| SET PROBLEM |
Copy the data that follows, character for character, minus the pictures.
>> BEGIN
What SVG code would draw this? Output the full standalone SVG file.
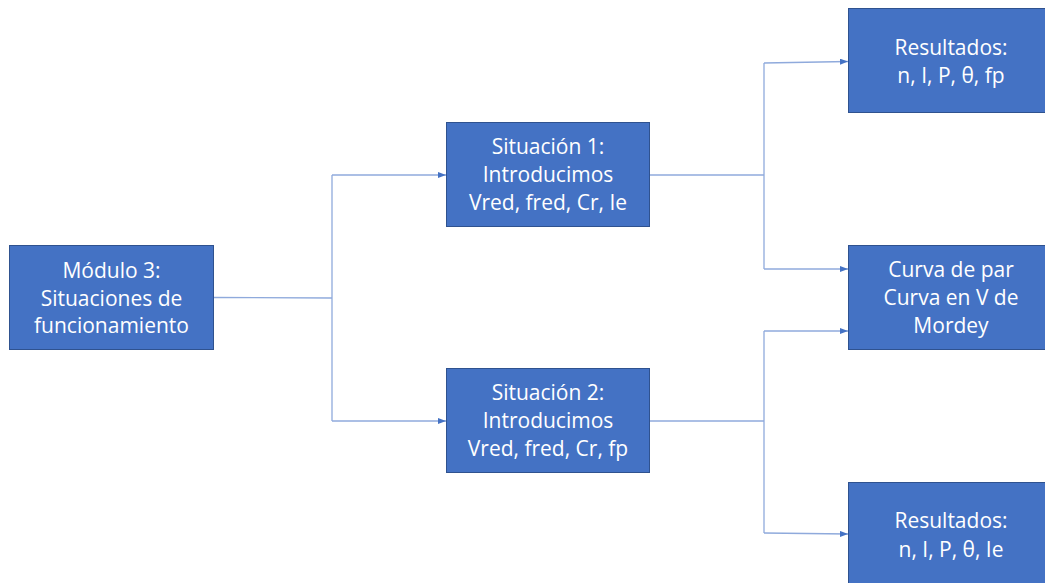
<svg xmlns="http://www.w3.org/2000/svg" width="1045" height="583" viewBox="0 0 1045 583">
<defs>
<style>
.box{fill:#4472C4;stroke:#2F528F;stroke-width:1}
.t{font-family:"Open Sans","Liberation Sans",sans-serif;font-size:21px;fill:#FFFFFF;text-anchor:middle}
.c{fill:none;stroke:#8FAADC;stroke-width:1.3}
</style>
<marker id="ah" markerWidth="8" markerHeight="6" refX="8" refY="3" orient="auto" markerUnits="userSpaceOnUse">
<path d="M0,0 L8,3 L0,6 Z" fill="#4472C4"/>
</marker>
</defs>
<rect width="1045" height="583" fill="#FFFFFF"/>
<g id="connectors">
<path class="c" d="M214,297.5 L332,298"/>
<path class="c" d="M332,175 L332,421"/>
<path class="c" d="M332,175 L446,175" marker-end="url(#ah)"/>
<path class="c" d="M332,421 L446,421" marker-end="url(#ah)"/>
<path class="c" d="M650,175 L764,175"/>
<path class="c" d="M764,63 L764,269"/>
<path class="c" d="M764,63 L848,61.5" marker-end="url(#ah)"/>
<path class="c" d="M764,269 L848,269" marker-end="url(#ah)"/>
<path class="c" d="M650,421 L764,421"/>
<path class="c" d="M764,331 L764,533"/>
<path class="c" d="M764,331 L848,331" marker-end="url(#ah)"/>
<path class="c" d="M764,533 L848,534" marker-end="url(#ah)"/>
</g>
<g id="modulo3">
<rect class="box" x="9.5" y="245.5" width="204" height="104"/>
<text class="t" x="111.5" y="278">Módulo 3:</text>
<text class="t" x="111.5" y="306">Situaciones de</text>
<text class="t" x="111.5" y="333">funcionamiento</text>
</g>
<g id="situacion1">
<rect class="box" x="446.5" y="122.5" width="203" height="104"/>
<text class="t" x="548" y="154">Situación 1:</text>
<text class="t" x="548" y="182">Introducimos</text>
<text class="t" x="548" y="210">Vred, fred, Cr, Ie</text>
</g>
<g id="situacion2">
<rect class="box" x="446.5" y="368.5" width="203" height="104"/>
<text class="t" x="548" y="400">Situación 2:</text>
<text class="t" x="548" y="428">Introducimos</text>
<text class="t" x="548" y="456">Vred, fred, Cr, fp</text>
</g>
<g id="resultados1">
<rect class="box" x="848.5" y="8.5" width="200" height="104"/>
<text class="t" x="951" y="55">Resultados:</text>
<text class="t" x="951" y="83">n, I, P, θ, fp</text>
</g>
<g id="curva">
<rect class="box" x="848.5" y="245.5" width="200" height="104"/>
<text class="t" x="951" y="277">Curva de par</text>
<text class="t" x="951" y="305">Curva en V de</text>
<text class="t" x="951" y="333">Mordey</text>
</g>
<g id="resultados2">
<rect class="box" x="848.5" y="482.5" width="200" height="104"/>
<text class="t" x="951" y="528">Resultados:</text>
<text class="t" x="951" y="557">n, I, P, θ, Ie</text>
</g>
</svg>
>> END
| RESPONSE TO THIS TASK |
What SVG code would draw this? Output the full standalone SVG file.
<svg xmlns="http://www.w3.org/2000/svg" width="1045" height="583" viewBox="0 0 1045 583">
<defs>
<style>
.box{fill:#4472C4;stroke:#2F528F;stroke-width:1}
.t{font-family:"Open Sans","Liberation Sans",sans-serif;font-size:21px;fill:#FFFFFF;text-anchor:middle}
.c{fill:none;stroke:#8FAADC;stroke-width:1.3}
</style>
<marker id="ah" markerWidth="8" markerHeight="6" refX="8" refY="3" orient="auto" markerUnits="userSpaceOnUse">
<path d="M0,0 L8,3 L0,6 Z" fill="#4472C4"/>
</marker>
</defs>
<rect width="1045" height="583" fill="#FFFFFF"/>
<g id="connectors">
<path class="c" d="M214,297.5 L332,298"/>
<path class="c" d="M332,175 L332,421"/>
<path class="c" d="M332,175 L446,175" marker-end="url(#ah)"/>
<path class="c" d="M332,421 L446,421" marker-end="url(#ah)"/>
<path class="c" d="M650,175 L764,175"/>
<path class="c" d="M764,63 L764,269"/>
<path class="c" d="M764,63 L848,61.5" marker-end="url(#ah)"/>
<path class="c" d="M764,269 L848,269" marker-end="url(#ah)"/>
<path class="c" d="M650,421 L764,421"/>
<path class="c" d="M764,331 L764,533"/>
<path class="c" d="M764,331 L848,331" marker-end="url(#ah)"/>
<path class="c" d="M764,533 L848,534" marker-end="url(#ah)"/>
</g>
<g id="modulo3">
<rect class="box" x="9.5" y="245.5" width="204" height="104"/>
<text class="t" x="111.5" y="278">Módulo 3:</text>
<text class="t" x="111.5" y="306">Situaciones de</text>
<text class="t" x="111.5" y="333">funcionamiento</text>
</g>
<g id="situacion1">
<rect class="box" x="446.5" y="122.5" width="203" height="104"/>
<text class="t" x="548" y="154">Situación 1:</text>
<text class="t" x="548" y="182">Introducimos</text>
<text class="t" x="548" y="210">Vred, fred, Cr, Ie</text>
</g>
<g id="situacion2">
<rect class="box" x="446.5" y="368.5" width="203" height="104"/>
<text class="t" x="548" y="400">Situación 2:</text>
<text class="t" x="548" y="428">Introducimos</text>
<text class="t" x="548" y="456">Vred, fred, Cr, fp</text>
</g>
<g id="resultados1">
<rect class="box" x="848.5" y="8.5" width="200" height="104"/>
<text class="t" x="951" y="55">Resultados:</text>
<text class="t" x="951" y="83">n, I, P, θ, fp</text>
</g>
<g id="curva">
<rect class="box" x="848.5" y="245.5" width="200" height="104"/>
<text class="t" x="951" y="277">Curva de par</text>
<text class="t" x="951" y="305">Curva en V de</text>
<text class="t" x="951" y="333">Mordey</text>
</g>
<g id="resultados2">
<rect class="box" x="848.5" y="482.5" width="200" height="104"/>
<text class="t" x="951" y="528">Resultados:</text>
<text class="t" x="951" y="557">n, I, P, θ, Ie</text>
</g>
</svg>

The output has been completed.